Tahun 1924-1937 Sjarifah dan anak-anaknya tinggal di Bukittingi. Ia bekerja sebagai kepala sekolah De Meisjes Vervolg School (Sekolah Lanjutan untuk Anak Perempuan) di kota kelahirannya itu. Setelah kematian ayahnya (1928) dan ibunya (1937), Sjarifah hijrah ke Batavia. Anak-anaknya bersekolah di HBS Koning Willem III (di Salemba sekarang). Di Batavia, Sjarifah menjadi direktur Sekolah Kemajuan Istri di Meester Cornelis (Jatinegara), dan mengundurkan diri dari jabatan itu menyusul masuknya Jepang ke Indonesia.
Sjarifah terus mengabdikan hidupnya “untuk memajukan pendidikan wanita dan anak-anak.
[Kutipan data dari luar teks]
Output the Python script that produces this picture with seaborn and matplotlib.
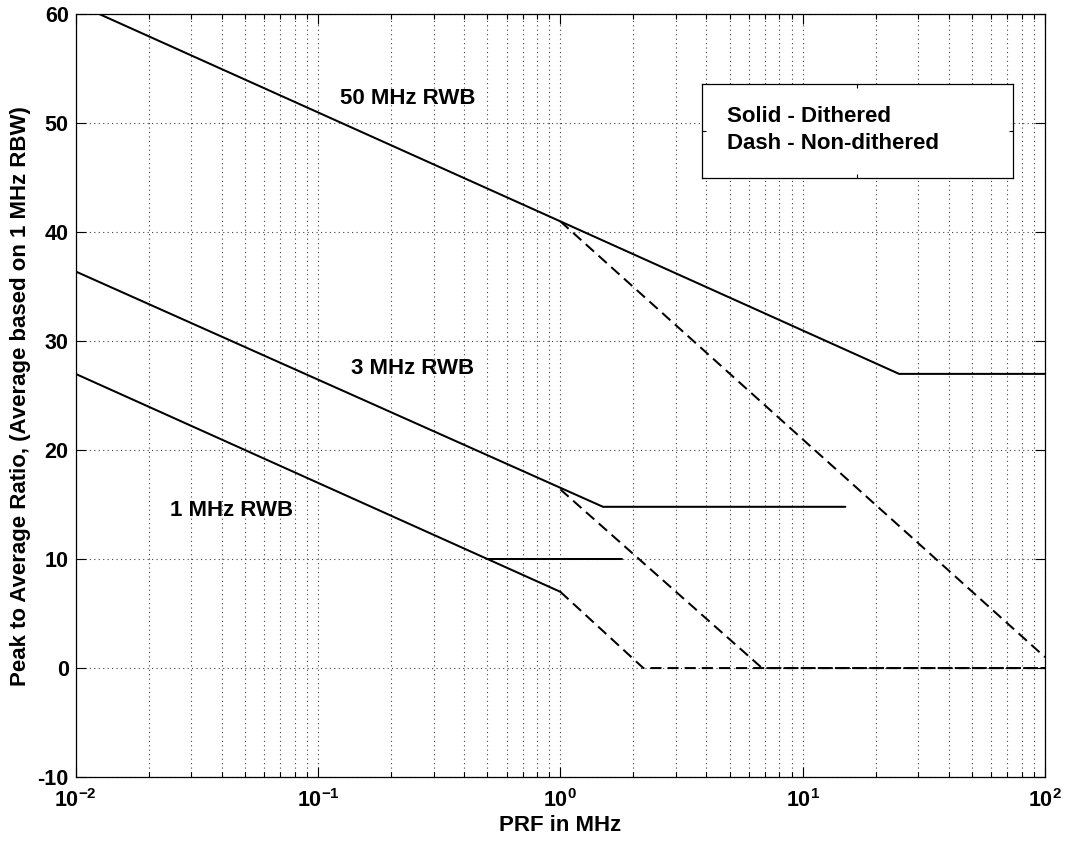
import matplotlib
matplotlib.use("Agg")
import matplotlib.pyplot as plt
import seaborn as sns
import numpy as np
from matplotlib.ticker import FixedLocator, FixedFormatter, LogLocator, NullFormatter

# ---- data ----
x50_solid = [0.01, 1.0, 25.0, 100.0]
y50_solid = [61.0, 41.0, 27.0, 27.0]
x50_dash = [1.0, 100.0]
y50_dash = [41.0, 1.0]

x3_solid = [0.01, 1.5, 15.0]
y3_solid = [36.4, 14.8, 14.8]
x3_dash = [1.0, 6.8, 100.0]
y3_dash = [16.4, 0.0, 0.0]

x1_solid = [0.01, 1.0]
y1_solid = [27.0, 7.0]
x1_flat = [0.5, 1.8]
y1_flat = [10.0, 10.0]
x1_dash = [1.0, 2.2, 100.0]
y1_dash = [7.0, 0.0, 0.0]

xticks = [0.01, 0.1, 1, 10, 100]
xtick_labels = [r"$\mathbf{10^{-2}}$", r"$\mathbf{10^{-1}}$", r"$\mathbf{10^{0}}$",
                r"$\mathbf{10^{1}}$", r"$\mathbf{10^{2}}$"]
yticks = [-10, 0, 10, 20, 30, 40, 50, 60]

labels = ["50 MHz RWB", "3 MHz RWB", "1 MHz RWB"]
label_pos = [(0.123, 52.3), (0.137, 27.5), (0.0244, 14.5)]
legend_lines = ["Solid - Dithered", "Dash - Non-dithered"]

# ---- style ----
sns.set_theme(style="ticks")
plt.rcParams["font.family"] = ["Liberation Sans", "DejaVu Sans"]
plt.rcParams["font.weight"] = "bold"
plt.rcParams["text.color"] = "black"
plt.rcParams["axes.labelcolor"] = "black"
plt.rcParams["xtick.color"] = "black"
plt.rcParams["ytick.color"] = "black"
plt.rcParams["mathtext.fontset"] = "custom"
plt.rcParams["mathtext.rm"] = "Liberation Sans"
plt.rcParams["mathtext.bf"] = "Liberation Sans:bold"

fig = plt.figure(figsize=(10.67, 8.48), dpi=100)
ax = fig.add_axes([0.0709, 0.0837, 0.9794 - 0.0709, 0.9831 - 0.0837])
ax.set_xscale("log")

lw = 1.45
dash = (0, (5.5, 3.0))
for xs, ys, ls in [
    (x50_solid, y50_solid, "-"), (x50_dash, y50_dash, dash),
    (x3_solid, y3_solid, "-"), (x3_dash, y3_dash, dash),
    (x1_solid, y1_solid, "-"), (x1_flat, y1_flat, "-"), (x1_dash, y1_dash, dash),
]:
    sns.lineplot(x=xs, y=ys, ax=ax, color="black", linewidth=lw,
                 linestyle=ls, sort=False, estimator=None, legend=False)

ax.set_xlim(0.01, 100)
ax.set_ylim(-10, 60)

ax.xaxis.set_major_locator(FixedLocator(xticks))
ax.xaxis.set_major_formatter(FixedFormatter(xtick_labels))
ax.xaxis.set_minor_locator(LogLocator(base=10, subs=np.arange(2, 10)))
ax.xaxis.set_minor_formatter(NullFormatter())
ax.set_yticks(yticks)
ax.set_yticklabels([str(v) for v in yticks])

grid_style = dict(color="0.25", linestyle=(0, (1, 3)), linewidth=0.8)
ax.grid(True, which="major", axis="both", **grid_style)
ax.grid(True, which="minor", axis="x", **grid_style)
ax.set_axisbelow(True)

ax.tick_params(which="both", direction="in", top=True, right=True,
               colors="black", width=0.8)
ax.tick_params(which="major", length=7)
ax.tick_params(which="minor", length=3.6)
ax.tick_params(axis="x", which="major", labelsize=15.5, pad=9)
ax.tick_params(axis="y", which="major", labelsize=15.5, pad=5)
for lab in ax.get_yticklabels():
    lab.set_fontweight("bold")

for sp in ax.spines.values():
    sp.set_visible(True)
    sp.set_color("black")
    sp.set_linewidth(0.9)

ax.set_xlabel("PRF in MHz", fontsize=16, fontweight="bold", labelpad=2, color="black")
ax.set_ylabel("Peak to Average Ratio, (Average based on 1 MHz RBW)",
              fontsize=16, fontweight="bold", labelpad=5, color="black")

for txt, (tx, ty) in zip(labels, label_pos):
    ax.text(tx, ty, txt, fontsize=16, fontweight="bold", ha="left", va="center",
            color="black")

# legend box (MATLAB-style legend axes)
lax = ax.inset_axes([0.6458, 0.7858, 0.3212, 0.1224])
lax.set_facecolor("white")
lax.set_xlim(0, 1)
lax.set_ylim(0, 1)
lax.set_xticks([0.5])
lax.set_yticks([0.5])
lax.tick_params(which="both", direction="in", top=True, right=True,
                labelbottom=False, labelleft=False, length=3, width=0.8, colors="black")
for sp in lax.spines.values():
    sp.set_visible(True)
    sp.set_color("black")
    sp.set_linewidth(0.9)
lax.text(0.08, 0.66, legend_lines[0], fontsize=16, fontweight="bold", ha="left",
         va="center", color="black")
lax.text(0.08, 0.37, legend_lines[1], fontsize=16, fontweight="bold", ha="left",
         va="center", color="black")
lax.grid(False)

fig.savefig("out.png", dpi=100, facecolor="white")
Ibu aktif di Fujinkai, organisasi umum wanita yang ditopang oleh Jepang, ia kemudian aktif di Perwari, organisasi wanita yang didirikan tahun 1945.” Ia pun “meneruskan kegiatan pendidikannya dan memberikan pengajaran kepada anak-anak perempuan serta wanita muda yang tidak mempunyai biaya pendidikan.” Bahkan ia “menyulap” rumahnya menjadi sekolah, demikian tulis Mien Soedarpo (1994:53) tentang ibunya.
Sjarifah Nawawi meninggal di Jakarta pada 17 April 1988 dalam usia 91 tahun. Ia dalah sebuah simbol emansipasi kaum wanita Minangkabau. Lama potretnya tergantung di gedung Panti Trisula Perwari sebagai pengakuan atas jasa-jasanya yang tanpa pamrih memajukan pendidikan bagi anak-anak perempuan yang putus sekolah.